Task-Level Metrics: The Smoking Gun
To confirm your suspicions, select into a stage and view the directed acyclic graph (DAG) of the selected sage representing DataFrames and operations being applied. Inspecting these graphs can pinpoint the exact problems such as:
- Duration: Look at the summary statistics (min, median, max). A max duration that is orders of magnitude larger than the median is the clearest indicator of data skew. Sort the table to find the problem task.
- Input Size / Records: Sort by this column. If one or a few tasks have a vastly larger input size than the others, you have confirmed that your input data is skewed.
- Scheduler Delay: If this value is high across many tasks, it indicates a driver bottleneck. Your executors and storage are ready, but the driver can't coordinate them fast enough.
- GC Time: If executors spend significant time on Java Garbage Collection, they are under memory pressure and are pausing work, leaving the storage idle.
By inspecting the combination of gaps in the timeline, a huge max task duration, and a corresponding outlier in input size you can definitively diagnose that your job is failing to parallelize its work optimally.
Configuration Tuning for S3A Performance
Once you've diagnosed the bottleneck, you can apply specific configuration changes. A customer recently experienced this exact issue: moving a large-scale job from HDFS to S3A on FlashBlade did not yield the expected performance gains at first. The job was bottlenecked and experienced some severe errors.
Key S3A Configuration Parameters
As we worked with the customer we observed some of the settings within the application were still not taking full advantage of the storage appliances they purchased.
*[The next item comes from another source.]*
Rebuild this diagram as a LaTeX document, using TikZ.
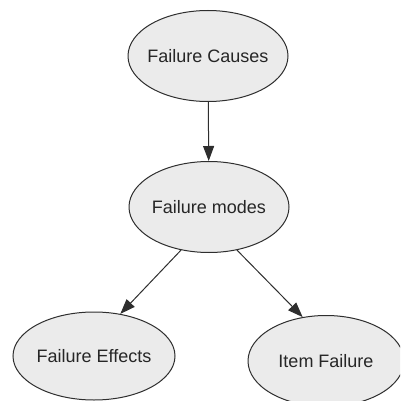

Utilizing spark-submit, a command line utility for execution parameters, we identified a few settings that were critical in resolving the performance issues when writing data to the S3A object store.
- Use the Version 2 Output Committer: The default committer in Hadoop 2.x is inefficient for object stores because it relies on slow rename operations. Version 2 is optimized for S3.
#bash --conf spark.hadoop.mapreduce.fileoutputcommitter.algorithm.version=2
- Enable Fast Uploads: This setting enables multipart uploads, which allows a single output stream to be written in parallel, significantly improving write throughput for large files.
#bash --conf spark.hadoop.fs.s3a.fast.upload=true
- Configure a Buffer Directory: By default, the S3A connector may buffer data to /tmp before uploading. If this local directory is slow or too small, it becomes a bottleneck. Pointing the buffer to a larger, dedicated filesystem can dramatically help. This is especially useful for environments where workers have access to high-speed local or shared storage for temporary data. The same FlashBlade can also provide high-performance shared NFS storage for this purpose. As the Hadoop documentation states, this can "absorb bursts of data."
# bash # Point to a larger, faster local volume for buffering like FA or FB --conf spark.hadoop.fs.s3a.buffer.dir=/path/to/larger/volume
The combination of these three settings are some simple steps you can take to help resolve the application-level bottlenecks, allowing your jobs to better leverage the full parallelism of the FlashBlade storage backend.
Conclusion
Moving to a high-performance, disaggregated storage platform like FlashBlade is a critical first step in modernizing analytics, but it often reveals other performance bottlenecks that lie within the application itself. By analyzing Spark task-level metrics for outliers in duration and input size, engineers can pinpoint the exact cause of the inefficiency and confirm that the storage is sitting idle while the application struggles to distribute work. This, combined with leveraging modern features like Adaptive Query Execution (AQE) and properly sizing executor and driver memory, ensures the application can match the parallelism of the storage appliance like FlashBlade.